“There is a country seat called Victoriana, less than thirty miles from Hippo-regius. At it there is a monument to the Milanese martyrs, Protasius and Gervasius. Thither a young man was carried, who, when he was watering his horse one summer day at noon, in a pool of a river, had been taken possession of by a devil. As he lay at the monument, near death, or even quiet like a dead person, the lady of the manor, with her maids and religious attendants, entered the place for evening prayer and praise, as her custom was, and they began to sing hymns. At this sound, the young man, as if electrified, was thoroughly aroused, and with frightful screaming seized the altar, and held it as if he did not dare or were not able to let it go, and as if he were fixed or tied to it; and the devil in him, with loud lamentation, besought that he might be spared, and confessed where and when and how he took possession of the youth. At last declaring that he would go out of him, he named one by one the parts of his body which he threatened to mutilate as he went out, and with these words he departed from the man. But his eye falling out on his cheek, hung by a slender vein as by a root, and the whole of the pupil which had been black became white. When this was witnessed by those present (others, too, had now gathered to his cries, and had all joined in prayer for him), although they were delighted that he had recovered his sanity of mind, yet, on the other hand, they were grieved about his eye, and said he should seek medical advice. But his sister’s husband, who had brought him there, said, ‘God who has banished the devil, is able to restore his eye at the prayers of his saints.’ Therewith he replaced the eye that was fallen out and hanging, and bound it in its place with his handkerchief as well as he could, and advised him not to loose the bandage for seven days. When he did so, he found it quite healthy. Others also were cured there, but of them it were tedious to speak.

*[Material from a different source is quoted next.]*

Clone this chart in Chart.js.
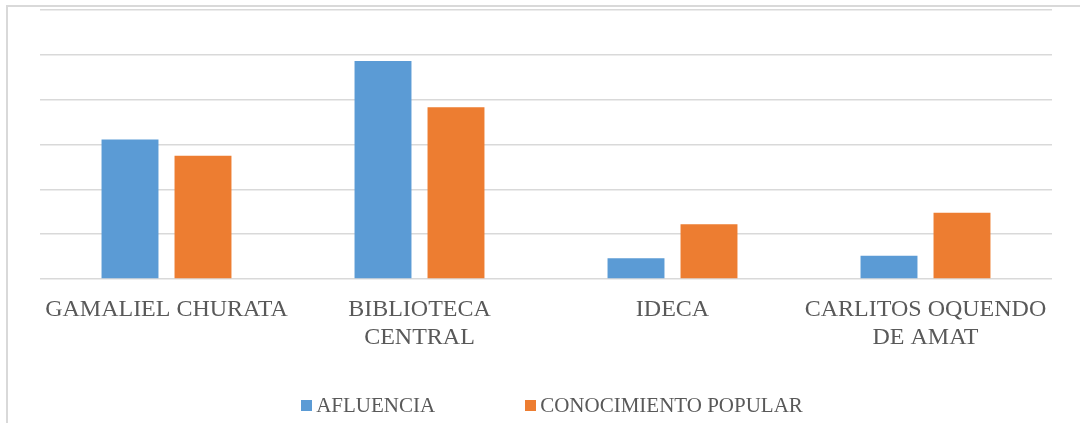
<!DOCTYPE html>
<html>
<head>
<meta charset="utf-8">
<script src="https://cdn.jsdelivr.net/npm/chart.js@4"></script>
<style>
  html, body { margin: 0; padding: 0; background: #ffffff; }
  body { width: 1080px; height: 423px; position: relative; overflow: hidden; }
  .marco {
    position: absolute; left: 6px; top: 5px; width: 1100px; height: 440px;
    border: 2px solid #d9d9d9; box-sizing: border-box;
  }
  .grafico { position: absolute; left: 0; top: 0; width: 1080px; height: 423px; }
  .leyenda {
    position: absolute; left: 0; top: 393px; width: 1104px;
    display: flex; justify-content: center; gap: 90px;
    font-family: 'Liberation Serif', 'Times New Roman', serif; font-size: 21px; color: #595959;
  }
  .leyenda span.item { display: flex; align-items: center; white-space: nowrap; }
  .leyenda span.caja { display: inline-block; width: 11px; height: 11px; margin-right: 4px; }
</style>
</head>
<body>
<div class="marco"></div>
<div class="grafico"><canvas id="chart"></canvas></div>
<div class="leyenda" id="leyenda"></div>
<script>
// Datos del gráfico
const categorias = [['GAMALIEL CHURATA'], ['BIBLIOTECA', 'CENTRAL'], ['IDECA'], ['CARLITOS OQUENDO', 'DE AMAT']];
const afluencia = [31.1, 48.6, 4.6, 5.2];
const conocimientoPopular = [27.5, 38.3, 12.2, 14.8];
const series = ['AFLUENCIA', 'CONOCIMIENTO POPULAR'];
const colores = ['#5B9BD5', '#ED7D31'];

const fuente = "'Liberation Serif', 'Times New Roman', serif";

const chart = new Chart(document.getElementById('chart'), {
  type: 'bar',
  data: {
    labels: categorias,
    datasets: [
      { label: series[0], data: afluencia, backgroundColor: colores[0] },
      { label: series[1], data: conocimientoPopular, backgroundColor: colores[1] }
    ]
  },
  options: {
    responsive: true,
    maintainAspectRatio: false,
    animation: false,
    categoryPercentage: 0.577,
    barPercentage: 0.78,
    layout: { padding: { left: 40, right: 28, top: 10, bottom: 54 } },
    plugins: {
      legend: { display: false },
      tooltip: { enabled: false }
    },
    scales: {
      x: {
        grid: { display: false, drawTicks: false },
        border: { display: false },
        ticks: {
          color: '#595959',
          padding: 17,
          maxRotation: 0,
          autoSkip: false,
          font: { family: fuente, size: 24, lineHeight: 1.167 }
        }
      },
      y: {
        min: 0,
        max: 60,
        grid: { color: '#d9d9d9', lineWidth: 1.5, drawTicks: false },
        border: { display: false },
        ticks: { display: false, stepSize: 10 }
      }
    }
  }
});

// Leyenda en HTML (mismo orden que los datasets)
const leyenda = document.getElementById('leyenda');
chart.data.datasets.forEach(ds => {
  const item = document.createElement('span');
  item.className = 'item';
  const caja = document.createElement('span');
  caja.className = 'caja';
  caja.style.background = ds.backgroundColor;
  item.appendChild(caja);
  item.appendChild(document.createTextNode(ds.label));
  leyenda.appendChild(item);
});
</script>
</body>
</html>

“I know that a young woman of Hippo was immediately dispossessed of a devil, on anointing herself with oil, mixed with the tears of the presbyter who had been praying for her. I know also that a bishop once prayed for a demoniac young man whom he never saw, and that he was cured on the spot.”[233]

Many other similar miraculous occurrences are related by Augustine, in this same chapter, showing how fully paganism mingled with his belief. He reports also many miracles performed by the power of a shrine which was situated near Carthage. The chapter sounds more like a record of heathen prodigies than like sober Christian history.


CHAPTER XIII.
SAME SUBJECT CONTINUED.

Lights in Worship—Worshipping “toward the East”—Easter Fires—Beltane or Baal Fires—Penance—Mariolatry—The Mass—Purgatory and Prayers for the Dead—Peter’s Keys—Christmas—Easter—Lent, etc.

Sun-worship, as the dominant cult in all pagan systems, furnished more elements of corruption than any other.

Lights in Worship.

The pagan origin of lights in worship is universally acknowledged. Their use was sharply condemned in the earlier times.[234] The Synod of Elviri (305 or 306 A.D.) condemned their use in cemeteries, where they already formed a part of the services for the dead. Canon 34 reads: “It is forbidden to light wax candles during the day in cemeteries for fear of disquieting the spirits of the saints.”